▸ **The task**
Collect all lines below with the string "this".

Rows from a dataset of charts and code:
#####

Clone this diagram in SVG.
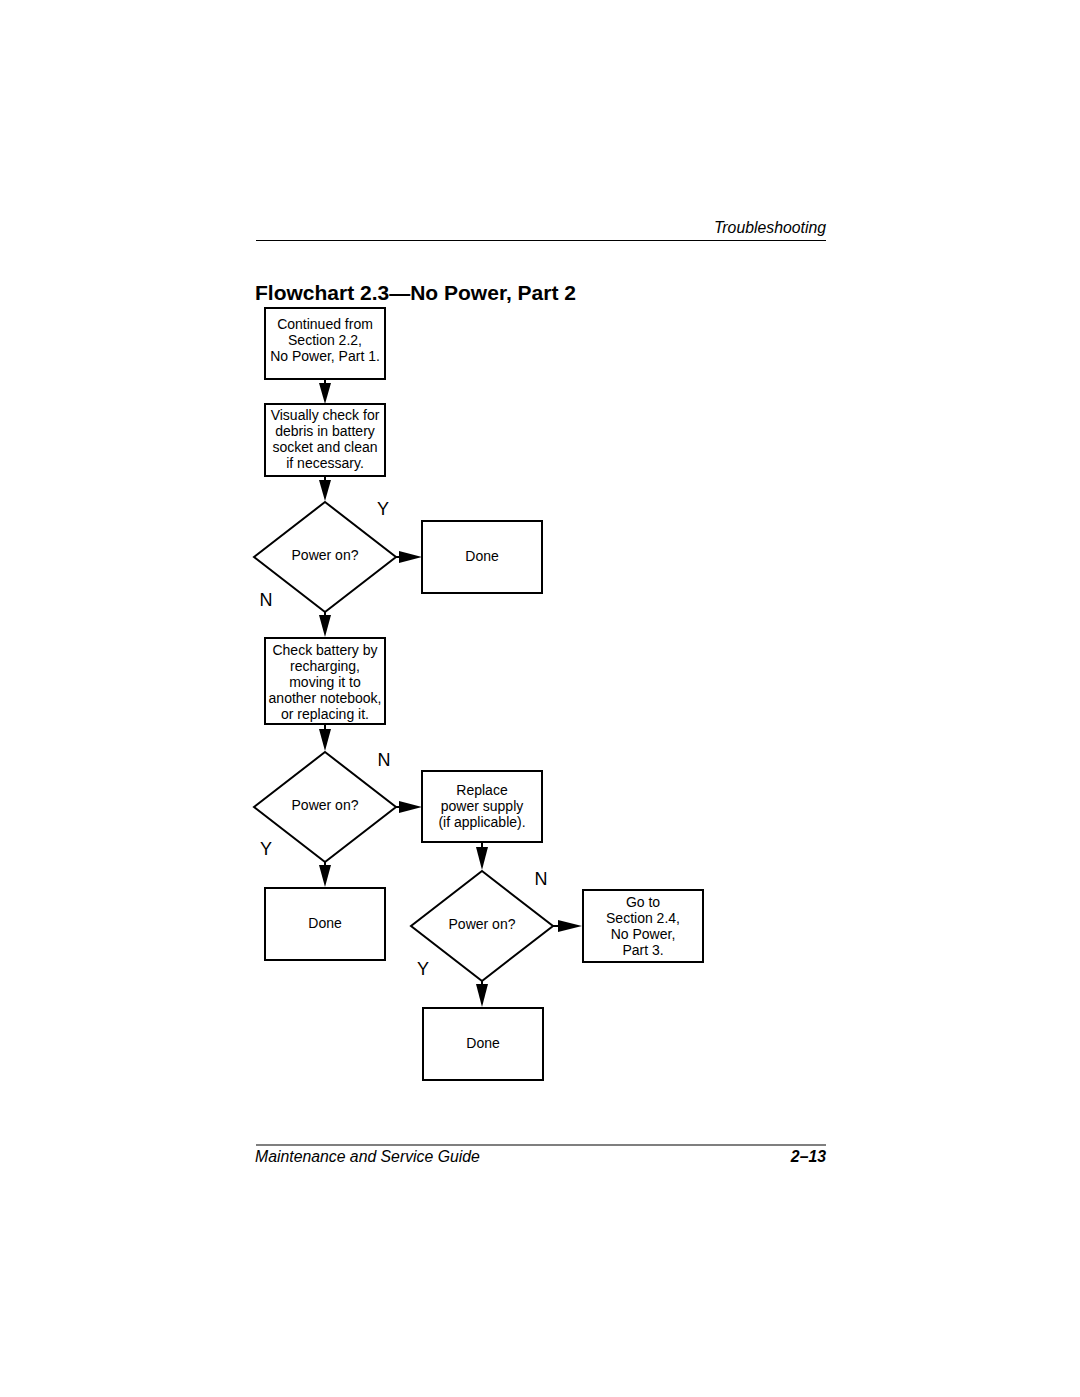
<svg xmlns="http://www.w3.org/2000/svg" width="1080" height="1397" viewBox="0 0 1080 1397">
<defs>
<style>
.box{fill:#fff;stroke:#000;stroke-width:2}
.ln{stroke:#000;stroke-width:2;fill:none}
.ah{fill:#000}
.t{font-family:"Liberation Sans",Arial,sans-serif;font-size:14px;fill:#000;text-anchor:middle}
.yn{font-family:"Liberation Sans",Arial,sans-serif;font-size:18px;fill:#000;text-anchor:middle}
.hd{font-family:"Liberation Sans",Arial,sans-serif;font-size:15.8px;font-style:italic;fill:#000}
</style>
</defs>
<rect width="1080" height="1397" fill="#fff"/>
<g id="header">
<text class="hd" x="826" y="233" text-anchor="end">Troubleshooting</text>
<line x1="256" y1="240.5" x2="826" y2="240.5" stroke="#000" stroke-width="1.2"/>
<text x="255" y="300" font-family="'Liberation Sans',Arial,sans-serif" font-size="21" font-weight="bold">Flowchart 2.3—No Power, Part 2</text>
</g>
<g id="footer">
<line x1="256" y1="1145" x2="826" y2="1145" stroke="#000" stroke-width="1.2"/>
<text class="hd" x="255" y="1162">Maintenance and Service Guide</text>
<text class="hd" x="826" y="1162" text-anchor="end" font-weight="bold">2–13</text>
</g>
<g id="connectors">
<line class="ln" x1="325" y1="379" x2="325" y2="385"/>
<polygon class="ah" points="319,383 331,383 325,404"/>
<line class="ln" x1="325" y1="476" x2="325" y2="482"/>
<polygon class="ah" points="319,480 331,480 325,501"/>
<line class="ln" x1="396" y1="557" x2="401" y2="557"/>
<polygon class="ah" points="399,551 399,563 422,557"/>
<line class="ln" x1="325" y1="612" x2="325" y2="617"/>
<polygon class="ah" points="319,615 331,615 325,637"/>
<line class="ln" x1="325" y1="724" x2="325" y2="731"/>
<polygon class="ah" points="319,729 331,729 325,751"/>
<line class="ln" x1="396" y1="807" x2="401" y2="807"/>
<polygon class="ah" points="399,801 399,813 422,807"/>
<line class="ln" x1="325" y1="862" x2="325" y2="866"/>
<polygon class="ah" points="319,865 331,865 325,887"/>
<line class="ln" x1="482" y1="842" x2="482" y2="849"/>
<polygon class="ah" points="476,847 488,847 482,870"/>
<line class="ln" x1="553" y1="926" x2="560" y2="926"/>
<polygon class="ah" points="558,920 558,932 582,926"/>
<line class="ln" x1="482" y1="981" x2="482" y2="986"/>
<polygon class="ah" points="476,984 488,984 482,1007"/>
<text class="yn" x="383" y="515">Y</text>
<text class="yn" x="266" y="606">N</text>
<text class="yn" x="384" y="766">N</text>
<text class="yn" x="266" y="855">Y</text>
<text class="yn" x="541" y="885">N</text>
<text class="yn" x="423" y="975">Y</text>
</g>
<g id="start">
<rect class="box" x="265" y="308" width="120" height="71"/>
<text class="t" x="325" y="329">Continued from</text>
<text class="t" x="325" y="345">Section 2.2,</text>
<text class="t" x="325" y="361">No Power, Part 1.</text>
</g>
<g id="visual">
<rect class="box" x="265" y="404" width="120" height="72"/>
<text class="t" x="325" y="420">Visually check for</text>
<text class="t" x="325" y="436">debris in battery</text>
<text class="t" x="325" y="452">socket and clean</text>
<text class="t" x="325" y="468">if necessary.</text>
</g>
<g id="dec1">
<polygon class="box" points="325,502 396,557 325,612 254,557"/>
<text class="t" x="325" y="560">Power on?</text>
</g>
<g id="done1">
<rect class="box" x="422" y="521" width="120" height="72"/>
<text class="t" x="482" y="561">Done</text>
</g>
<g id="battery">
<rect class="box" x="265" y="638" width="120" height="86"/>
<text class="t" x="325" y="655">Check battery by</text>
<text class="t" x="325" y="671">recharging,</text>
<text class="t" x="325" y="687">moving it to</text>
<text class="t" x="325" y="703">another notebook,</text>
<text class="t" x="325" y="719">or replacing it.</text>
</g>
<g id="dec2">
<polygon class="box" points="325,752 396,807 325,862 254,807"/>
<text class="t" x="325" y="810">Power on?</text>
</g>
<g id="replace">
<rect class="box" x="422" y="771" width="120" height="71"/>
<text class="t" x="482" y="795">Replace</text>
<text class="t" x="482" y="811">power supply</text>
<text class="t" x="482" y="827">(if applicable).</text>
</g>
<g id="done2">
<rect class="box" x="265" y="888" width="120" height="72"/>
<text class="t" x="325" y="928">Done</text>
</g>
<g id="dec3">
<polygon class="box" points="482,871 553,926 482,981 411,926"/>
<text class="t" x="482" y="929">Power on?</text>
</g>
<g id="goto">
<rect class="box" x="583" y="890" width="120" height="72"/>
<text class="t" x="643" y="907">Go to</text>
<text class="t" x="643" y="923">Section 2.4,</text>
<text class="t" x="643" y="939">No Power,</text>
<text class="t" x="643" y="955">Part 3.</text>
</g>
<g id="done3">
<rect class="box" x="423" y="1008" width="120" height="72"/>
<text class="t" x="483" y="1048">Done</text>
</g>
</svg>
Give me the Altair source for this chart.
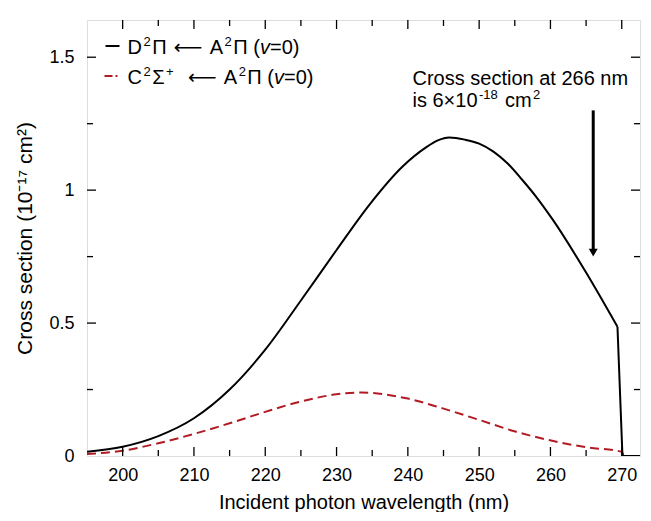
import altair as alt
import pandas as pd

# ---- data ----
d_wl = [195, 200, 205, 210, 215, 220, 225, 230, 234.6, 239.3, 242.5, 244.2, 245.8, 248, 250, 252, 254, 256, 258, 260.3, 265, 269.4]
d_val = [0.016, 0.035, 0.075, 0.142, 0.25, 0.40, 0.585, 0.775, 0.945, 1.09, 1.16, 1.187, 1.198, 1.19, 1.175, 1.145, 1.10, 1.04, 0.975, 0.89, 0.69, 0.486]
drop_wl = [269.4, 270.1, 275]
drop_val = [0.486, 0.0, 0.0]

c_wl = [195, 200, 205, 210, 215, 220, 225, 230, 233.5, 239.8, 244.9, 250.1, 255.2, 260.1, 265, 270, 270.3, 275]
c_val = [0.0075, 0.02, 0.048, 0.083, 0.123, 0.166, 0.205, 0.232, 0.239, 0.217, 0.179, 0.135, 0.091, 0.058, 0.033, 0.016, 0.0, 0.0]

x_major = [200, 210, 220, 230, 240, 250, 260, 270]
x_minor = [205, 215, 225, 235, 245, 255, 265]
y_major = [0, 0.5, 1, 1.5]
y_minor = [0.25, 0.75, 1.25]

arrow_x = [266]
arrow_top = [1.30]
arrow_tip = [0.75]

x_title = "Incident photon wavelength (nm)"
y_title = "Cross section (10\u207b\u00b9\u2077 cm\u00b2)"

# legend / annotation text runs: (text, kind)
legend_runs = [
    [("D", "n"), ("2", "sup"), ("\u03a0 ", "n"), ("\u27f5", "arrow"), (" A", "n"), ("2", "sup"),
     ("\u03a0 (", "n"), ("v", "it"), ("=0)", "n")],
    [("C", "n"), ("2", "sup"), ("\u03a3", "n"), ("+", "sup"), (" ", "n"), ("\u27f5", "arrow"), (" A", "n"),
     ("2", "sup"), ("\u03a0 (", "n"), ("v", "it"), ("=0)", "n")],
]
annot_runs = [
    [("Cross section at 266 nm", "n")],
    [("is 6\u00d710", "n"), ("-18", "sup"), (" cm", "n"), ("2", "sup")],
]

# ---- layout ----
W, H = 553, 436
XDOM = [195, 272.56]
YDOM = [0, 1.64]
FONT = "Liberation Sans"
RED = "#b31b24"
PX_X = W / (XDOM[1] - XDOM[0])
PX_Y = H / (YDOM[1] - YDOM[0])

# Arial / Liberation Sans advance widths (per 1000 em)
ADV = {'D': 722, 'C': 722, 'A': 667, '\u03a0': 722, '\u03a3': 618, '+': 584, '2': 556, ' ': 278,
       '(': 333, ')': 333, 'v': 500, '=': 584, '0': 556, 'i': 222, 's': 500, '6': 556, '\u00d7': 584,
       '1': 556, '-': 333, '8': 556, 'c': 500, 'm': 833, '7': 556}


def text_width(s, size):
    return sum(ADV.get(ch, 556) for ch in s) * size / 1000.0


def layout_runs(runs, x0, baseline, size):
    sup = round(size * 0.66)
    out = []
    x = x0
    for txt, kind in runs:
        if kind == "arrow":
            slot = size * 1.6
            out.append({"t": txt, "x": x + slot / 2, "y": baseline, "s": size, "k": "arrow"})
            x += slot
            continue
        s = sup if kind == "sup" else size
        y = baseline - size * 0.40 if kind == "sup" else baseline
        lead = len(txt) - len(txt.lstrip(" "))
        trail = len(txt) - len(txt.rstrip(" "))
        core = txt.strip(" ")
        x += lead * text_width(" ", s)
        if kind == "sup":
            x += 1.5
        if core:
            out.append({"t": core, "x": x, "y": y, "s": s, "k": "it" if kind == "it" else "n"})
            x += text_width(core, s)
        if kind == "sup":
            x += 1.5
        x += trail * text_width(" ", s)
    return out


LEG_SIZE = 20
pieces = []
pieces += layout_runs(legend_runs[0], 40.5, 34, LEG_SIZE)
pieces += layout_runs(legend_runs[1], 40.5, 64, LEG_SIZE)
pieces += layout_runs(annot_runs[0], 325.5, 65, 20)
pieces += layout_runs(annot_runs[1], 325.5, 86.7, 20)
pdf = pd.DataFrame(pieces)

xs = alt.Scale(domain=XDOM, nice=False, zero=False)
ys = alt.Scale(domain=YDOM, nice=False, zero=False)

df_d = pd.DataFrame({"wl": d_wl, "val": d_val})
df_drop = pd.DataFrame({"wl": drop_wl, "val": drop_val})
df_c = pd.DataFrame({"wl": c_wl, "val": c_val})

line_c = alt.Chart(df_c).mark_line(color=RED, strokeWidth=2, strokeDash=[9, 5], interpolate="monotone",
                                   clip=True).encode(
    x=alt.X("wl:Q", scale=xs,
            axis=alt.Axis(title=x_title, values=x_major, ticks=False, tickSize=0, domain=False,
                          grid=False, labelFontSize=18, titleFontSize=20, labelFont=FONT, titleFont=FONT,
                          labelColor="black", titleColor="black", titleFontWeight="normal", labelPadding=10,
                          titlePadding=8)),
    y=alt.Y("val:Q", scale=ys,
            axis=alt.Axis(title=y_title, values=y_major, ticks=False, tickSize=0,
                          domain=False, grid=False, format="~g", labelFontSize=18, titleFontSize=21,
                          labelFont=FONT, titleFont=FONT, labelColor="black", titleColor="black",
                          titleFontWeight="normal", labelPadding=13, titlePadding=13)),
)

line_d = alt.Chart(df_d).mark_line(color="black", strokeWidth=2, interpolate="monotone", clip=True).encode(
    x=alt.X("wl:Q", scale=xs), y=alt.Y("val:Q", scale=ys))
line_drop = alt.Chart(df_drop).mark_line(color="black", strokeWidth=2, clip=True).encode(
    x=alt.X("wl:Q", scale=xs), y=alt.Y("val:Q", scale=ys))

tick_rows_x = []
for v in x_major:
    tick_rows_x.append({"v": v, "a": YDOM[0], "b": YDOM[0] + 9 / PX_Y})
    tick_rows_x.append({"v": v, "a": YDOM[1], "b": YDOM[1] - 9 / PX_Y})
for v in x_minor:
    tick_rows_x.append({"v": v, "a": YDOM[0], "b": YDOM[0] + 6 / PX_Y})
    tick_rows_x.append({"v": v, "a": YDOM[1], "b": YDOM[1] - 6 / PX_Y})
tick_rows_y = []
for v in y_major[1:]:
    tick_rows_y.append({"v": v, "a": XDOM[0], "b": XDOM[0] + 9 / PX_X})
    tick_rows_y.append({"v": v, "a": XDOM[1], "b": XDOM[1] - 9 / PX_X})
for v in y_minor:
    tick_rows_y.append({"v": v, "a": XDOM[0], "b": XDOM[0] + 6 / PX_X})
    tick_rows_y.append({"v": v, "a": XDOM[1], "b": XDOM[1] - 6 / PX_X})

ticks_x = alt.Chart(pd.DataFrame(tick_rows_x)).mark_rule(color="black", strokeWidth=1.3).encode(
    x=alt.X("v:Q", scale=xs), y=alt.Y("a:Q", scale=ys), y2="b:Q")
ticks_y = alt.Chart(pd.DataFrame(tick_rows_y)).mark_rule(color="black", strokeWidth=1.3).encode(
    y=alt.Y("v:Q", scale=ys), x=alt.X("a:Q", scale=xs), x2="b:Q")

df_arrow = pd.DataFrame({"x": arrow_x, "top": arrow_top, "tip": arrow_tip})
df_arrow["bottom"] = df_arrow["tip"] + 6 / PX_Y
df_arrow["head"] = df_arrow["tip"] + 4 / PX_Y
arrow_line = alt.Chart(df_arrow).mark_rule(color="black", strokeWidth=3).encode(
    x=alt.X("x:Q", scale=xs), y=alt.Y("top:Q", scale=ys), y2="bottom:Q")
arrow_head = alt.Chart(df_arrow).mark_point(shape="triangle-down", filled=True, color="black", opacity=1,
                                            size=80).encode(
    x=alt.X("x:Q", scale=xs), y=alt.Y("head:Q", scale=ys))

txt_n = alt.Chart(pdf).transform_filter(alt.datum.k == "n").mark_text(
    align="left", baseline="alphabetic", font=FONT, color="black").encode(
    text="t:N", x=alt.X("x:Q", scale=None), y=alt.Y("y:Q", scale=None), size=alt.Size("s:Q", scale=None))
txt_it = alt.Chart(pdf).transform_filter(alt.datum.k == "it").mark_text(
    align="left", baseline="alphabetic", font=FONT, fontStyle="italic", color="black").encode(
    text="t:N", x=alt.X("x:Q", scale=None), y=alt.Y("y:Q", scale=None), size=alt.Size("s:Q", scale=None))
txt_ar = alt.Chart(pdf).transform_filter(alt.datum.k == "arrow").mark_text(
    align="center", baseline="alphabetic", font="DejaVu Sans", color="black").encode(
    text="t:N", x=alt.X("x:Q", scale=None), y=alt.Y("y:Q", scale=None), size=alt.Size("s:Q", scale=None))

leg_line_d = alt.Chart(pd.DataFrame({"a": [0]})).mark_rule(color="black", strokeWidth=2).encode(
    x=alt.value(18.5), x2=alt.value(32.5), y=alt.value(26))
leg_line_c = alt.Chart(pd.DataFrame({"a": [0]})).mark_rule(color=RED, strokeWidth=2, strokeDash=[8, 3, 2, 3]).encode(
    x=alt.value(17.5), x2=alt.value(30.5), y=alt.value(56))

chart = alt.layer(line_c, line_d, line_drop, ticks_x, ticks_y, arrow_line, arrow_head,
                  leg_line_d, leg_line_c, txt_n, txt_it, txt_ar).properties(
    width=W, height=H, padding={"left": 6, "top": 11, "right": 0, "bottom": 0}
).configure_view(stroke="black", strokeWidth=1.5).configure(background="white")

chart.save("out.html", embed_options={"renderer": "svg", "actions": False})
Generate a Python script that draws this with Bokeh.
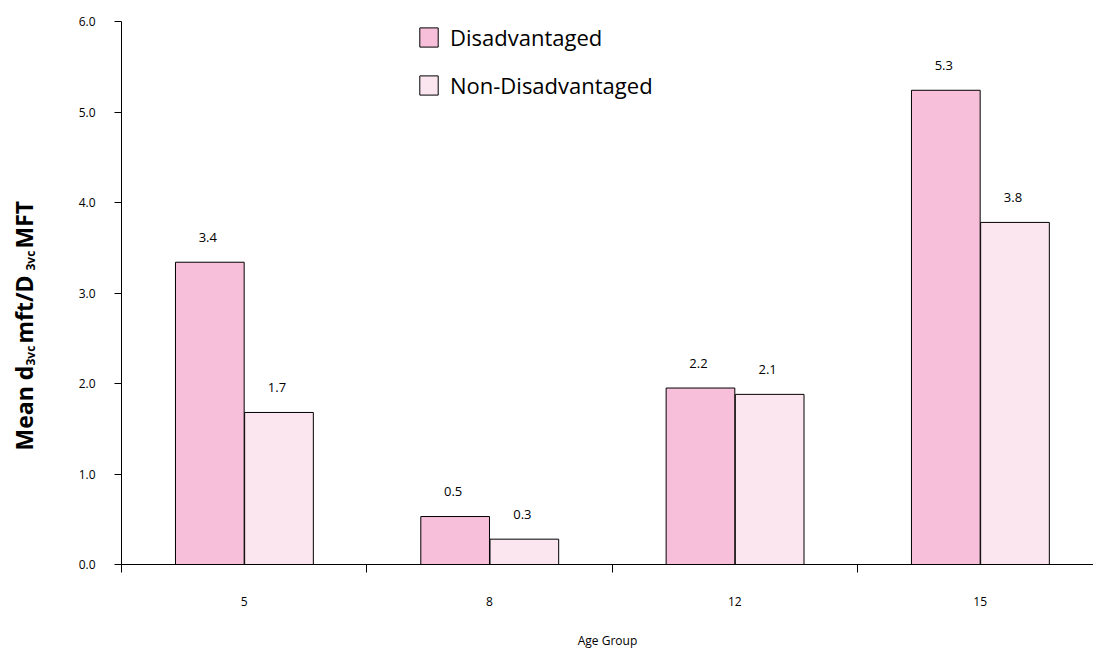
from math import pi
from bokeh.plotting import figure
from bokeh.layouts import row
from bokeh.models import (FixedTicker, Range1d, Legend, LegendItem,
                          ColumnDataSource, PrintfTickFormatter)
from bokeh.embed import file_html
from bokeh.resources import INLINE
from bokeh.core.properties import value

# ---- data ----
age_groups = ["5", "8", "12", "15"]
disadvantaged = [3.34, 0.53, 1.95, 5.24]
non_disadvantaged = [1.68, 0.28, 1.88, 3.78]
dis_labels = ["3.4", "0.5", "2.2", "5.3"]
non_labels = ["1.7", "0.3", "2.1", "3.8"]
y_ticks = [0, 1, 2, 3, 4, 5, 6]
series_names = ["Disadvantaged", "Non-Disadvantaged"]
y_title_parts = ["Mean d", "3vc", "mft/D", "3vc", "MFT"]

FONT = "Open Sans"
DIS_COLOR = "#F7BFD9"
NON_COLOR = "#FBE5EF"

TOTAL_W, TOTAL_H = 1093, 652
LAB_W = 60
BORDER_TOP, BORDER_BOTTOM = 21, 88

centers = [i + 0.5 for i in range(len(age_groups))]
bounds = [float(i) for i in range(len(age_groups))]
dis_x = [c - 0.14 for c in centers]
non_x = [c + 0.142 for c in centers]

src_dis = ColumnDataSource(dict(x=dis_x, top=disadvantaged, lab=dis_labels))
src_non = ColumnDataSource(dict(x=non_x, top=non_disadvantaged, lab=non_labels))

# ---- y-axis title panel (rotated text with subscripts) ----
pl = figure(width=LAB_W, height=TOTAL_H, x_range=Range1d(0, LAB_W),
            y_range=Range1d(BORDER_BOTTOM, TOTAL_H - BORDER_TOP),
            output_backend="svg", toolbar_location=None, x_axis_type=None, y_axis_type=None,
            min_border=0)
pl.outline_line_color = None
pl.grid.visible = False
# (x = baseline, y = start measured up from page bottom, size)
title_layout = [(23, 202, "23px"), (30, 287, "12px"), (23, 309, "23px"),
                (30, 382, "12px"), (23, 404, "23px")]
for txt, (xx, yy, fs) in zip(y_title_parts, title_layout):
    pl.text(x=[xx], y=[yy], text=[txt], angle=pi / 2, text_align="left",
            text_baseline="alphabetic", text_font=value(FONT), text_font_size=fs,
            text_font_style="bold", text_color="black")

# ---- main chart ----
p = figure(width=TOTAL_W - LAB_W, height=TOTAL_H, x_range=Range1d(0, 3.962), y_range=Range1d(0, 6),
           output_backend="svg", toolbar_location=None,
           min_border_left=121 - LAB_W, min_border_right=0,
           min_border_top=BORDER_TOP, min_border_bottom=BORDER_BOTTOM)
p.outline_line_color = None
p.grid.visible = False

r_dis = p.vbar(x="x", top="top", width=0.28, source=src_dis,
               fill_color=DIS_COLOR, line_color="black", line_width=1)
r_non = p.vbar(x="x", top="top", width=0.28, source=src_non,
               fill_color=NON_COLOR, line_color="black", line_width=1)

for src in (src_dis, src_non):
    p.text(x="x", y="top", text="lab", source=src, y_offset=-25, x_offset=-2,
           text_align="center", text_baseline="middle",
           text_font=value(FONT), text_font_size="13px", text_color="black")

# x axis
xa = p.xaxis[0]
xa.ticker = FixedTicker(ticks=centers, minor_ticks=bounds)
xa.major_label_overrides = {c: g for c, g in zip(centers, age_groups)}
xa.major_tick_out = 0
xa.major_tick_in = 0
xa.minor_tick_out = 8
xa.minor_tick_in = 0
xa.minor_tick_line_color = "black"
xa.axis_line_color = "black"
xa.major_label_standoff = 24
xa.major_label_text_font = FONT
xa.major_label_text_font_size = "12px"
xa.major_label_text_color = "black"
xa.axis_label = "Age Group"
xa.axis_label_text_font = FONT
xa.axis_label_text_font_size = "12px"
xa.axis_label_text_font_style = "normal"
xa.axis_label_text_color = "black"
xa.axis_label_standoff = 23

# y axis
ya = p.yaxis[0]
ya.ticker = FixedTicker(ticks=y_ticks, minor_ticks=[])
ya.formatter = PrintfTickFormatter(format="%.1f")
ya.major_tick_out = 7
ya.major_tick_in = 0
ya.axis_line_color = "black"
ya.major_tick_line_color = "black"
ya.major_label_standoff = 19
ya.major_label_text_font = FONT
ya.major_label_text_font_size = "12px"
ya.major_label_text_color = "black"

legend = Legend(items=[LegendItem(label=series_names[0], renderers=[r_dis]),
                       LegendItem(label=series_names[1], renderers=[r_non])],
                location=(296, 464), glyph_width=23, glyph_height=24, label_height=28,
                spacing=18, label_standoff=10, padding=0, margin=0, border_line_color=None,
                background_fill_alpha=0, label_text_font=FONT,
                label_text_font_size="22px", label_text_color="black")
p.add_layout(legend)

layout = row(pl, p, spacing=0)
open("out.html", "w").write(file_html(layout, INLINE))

#####

▸ **Final answer**
Clone this diagram in SVG.
Give me the Altair source for this chart.
Generate a Python script that draws this with Bokeh.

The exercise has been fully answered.